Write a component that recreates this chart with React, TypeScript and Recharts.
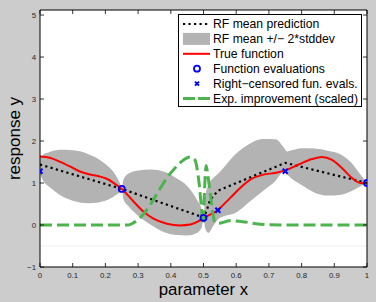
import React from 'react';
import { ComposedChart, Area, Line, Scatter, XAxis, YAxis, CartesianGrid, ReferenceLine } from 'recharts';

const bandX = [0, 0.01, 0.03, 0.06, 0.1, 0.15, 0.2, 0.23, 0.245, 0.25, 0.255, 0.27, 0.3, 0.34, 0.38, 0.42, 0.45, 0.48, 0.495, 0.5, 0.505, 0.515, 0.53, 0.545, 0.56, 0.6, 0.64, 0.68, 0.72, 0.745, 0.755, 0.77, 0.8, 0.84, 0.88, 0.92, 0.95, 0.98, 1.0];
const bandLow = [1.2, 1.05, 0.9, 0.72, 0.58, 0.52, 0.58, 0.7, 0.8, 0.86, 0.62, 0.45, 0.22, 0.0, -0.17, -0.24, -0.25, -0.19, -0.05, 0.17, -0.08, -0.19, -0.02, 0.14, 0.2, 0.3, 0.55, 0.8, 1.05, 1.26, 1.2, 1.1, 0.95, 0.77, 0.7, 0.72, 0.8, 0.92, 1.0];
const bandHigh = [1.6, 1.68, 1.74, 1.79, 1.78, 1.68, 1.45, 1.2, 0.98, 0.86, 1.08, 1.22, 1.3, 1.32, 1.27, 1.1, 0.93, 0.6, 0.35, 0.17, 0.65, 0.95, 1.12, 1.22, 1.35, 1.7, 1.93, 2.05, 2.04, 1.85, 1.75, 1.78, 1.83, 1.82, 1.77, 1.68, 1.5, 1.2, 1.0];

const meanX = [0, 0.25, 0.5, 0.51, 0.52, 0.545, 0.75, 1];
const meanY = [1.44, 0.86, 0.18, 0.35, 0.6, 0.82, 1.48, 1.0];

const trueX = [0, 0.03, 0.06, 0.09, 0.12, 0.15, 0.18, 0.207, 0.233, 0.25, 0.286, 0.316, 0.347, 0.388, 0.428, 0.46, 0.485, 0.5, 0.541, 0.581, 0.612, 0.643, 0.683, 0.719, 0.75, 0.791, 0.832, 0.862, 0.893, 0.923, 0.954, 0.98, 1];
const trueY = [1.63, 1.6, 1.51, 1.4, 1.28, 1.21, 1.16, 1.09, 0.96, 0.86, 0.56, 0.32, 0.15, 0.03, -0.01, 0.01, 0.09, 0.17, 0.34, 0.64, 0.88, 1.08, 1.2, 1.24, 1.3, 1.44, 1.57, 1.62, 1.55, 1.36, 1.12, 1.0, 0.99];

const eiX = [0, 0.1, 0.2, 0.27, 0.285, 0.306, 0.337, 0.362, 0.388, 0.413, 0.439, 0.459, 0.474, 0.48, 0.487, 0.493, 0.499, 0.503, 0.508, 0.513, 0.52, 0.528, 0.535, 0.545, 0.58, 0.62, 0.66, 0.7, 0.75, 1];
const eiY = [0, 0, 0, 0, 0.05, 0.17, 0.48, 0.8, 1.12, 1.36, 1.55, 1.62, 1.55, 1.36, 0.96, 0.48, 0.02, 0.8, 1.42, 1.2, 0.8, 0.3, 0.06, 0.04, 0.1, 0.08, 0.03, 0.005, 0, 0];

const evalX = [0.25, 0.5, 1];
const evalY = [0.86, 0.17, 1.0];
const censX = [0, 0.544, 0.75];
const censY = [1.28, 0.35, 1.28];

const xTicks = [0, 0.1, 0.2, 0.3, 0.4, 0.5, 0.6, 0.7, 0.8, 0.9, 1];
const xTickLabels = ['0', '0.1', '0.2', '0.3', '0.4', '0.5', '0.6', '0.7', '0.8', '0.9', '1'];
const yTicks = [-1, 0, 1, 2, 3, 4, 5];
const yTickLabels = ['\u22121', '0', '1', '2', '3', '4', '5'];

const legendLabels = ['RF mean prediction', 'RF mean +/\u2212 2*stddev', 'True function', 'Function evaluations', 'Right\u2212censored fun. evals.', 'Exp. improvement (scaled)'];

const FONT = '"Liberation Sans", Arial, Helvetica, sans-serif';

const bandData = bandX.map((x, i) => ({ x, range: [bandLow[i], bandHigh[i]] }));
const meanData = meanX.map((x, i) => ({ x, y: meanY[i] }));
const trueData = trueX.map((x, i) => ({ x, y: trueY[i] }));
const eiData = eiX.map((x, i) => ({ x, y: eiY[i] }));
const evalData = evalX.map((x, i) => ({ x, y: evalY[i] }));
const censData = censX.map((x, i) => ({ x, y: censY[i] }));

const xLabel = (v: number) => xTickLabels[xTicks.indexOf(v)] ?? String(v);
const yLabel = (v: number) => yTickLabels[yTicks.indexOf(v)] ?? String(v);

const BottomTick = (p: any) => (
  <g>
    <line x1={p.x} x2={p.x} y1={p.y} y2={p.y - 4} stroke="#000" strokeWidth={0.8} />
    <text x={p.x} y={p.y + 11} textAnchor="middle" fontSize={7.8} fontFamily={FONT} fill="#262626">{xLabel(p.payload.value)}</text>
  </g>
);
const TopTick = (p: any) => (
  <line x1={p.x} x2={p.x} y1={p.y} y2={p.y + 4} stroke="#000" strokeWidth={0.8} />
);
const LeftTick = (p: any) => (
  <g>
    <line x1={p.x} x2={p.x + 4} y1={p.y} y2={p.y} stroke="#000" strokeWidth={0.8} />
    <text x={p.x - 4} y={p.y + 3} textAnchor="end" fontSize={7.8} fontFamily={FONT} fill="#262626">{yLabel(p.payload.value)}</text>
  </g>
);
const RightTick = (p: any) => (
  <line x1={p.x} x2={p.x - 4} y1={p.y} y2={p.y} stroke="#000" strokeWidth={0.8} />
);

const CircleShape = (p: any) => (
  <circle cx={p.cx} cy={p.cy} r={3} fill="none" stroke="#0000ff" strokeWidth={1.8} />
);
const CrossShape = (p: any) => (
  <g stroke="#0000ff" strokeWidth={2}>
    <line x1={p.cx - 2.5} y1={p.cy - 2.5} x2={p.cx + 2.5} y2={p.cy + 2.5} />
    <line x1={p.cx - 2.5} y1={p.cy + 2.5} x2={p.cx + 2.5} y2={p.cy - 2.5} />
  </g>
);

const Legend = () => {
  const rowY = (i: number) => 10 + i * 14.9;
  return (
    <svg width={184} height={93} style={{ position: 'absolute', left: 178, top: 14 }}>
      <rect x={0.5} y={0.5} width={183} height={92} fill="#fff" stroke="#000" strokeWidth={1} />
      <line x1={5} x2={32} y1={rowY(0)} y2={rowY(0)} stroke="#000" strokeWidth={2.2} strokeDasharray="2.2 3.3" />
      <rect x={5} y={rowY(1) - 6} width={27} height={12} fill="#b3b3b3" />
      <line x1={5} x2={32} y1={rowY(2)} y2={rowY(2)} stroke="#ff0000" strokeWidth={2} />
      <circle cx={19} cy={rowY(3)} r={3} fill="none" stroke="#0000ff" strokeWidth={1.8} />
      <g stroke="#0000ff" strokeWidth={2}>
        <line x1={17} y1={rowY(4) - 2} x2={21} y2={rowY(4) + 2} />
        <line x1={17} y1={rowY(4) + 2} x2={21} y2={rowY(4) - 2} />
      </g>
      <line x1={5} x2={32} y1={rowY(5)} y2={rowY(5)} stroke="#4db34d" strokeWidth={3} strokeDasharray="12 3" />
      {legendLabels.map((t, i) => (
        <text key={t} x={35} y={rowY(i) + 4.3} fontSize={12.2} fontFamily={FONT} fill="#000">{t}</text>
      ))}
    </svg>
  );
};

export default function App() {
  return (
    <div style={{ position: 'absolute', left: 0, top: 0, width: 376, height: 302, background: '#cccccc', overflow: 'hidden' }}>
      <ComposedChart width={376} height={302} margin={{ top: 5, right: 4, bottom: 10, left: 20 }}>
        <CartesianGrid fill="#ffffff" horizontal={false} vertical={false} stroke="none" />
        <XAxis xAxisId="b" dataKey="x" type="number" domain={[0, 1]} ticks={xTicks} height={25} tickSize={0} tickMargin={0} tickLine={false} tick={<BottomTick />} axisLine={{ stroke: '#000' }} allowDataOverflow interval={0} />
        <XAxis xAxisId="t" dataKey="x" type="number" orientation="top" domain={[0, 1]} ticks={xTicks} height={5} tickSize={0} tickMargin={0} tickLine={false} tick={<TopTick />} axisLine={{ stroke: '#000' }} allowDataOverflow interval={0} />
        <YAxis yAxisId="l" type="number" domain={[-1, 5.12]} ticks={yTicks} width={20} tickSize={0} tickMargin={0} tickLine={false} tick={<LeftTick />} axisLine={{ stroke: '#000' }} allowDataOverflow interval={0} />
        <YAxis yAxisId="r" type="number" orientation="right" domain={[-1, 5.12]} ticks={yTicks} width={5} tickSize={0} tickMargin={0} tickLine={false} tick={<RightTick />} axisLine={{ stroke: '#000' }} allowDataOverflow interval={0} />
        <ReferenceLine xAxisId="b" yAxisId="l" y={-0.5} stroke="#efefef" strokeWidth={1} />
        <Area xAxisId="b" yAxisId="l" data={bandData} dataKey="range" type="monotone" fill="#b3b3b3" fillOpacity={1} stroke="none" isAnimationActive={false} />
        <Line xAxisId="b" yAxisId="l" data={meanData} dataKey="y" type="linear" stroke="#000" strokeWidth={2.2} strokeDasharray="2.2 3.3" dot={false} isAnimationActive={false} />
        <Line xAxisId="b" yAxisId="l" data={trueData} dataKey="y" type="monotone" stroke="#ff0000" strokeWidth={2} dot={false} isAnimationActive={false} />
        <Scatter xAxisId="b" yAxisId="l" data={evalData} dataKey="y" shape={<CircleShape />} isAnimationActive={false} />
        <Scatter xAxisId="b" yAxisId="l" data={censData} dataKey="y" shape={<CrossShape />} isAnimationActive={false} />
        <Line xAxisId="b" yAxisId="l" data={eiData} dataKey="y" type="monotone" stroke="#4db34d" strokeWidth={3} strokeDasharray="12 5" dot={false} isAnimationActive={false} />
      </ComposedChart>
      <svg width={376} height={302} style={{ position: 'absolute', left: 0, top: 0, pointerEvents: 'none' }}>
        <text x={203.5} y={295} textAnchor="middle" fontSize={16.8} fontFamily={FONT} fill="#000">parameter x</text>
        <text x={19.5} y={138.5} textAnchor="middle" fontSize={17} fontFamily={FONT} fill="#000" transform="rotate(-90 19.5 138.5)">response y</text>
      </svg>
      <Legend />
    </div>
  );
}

___

* **Written request**
Please quote the lines of the material, beginning with the first and ending with the one that contains "YAxis, CartesianGrid, ReferenceLine", exactly as written and without any pictures.

* **Task solution**
Write a component that recreates this chart with React, TypeScript and Recharts.
import React from 'react';
import { ComposedChart, Area, Line, Scatter, XAxis, YAxis, CartesianGrid, ReferenceLine } from 'recharts';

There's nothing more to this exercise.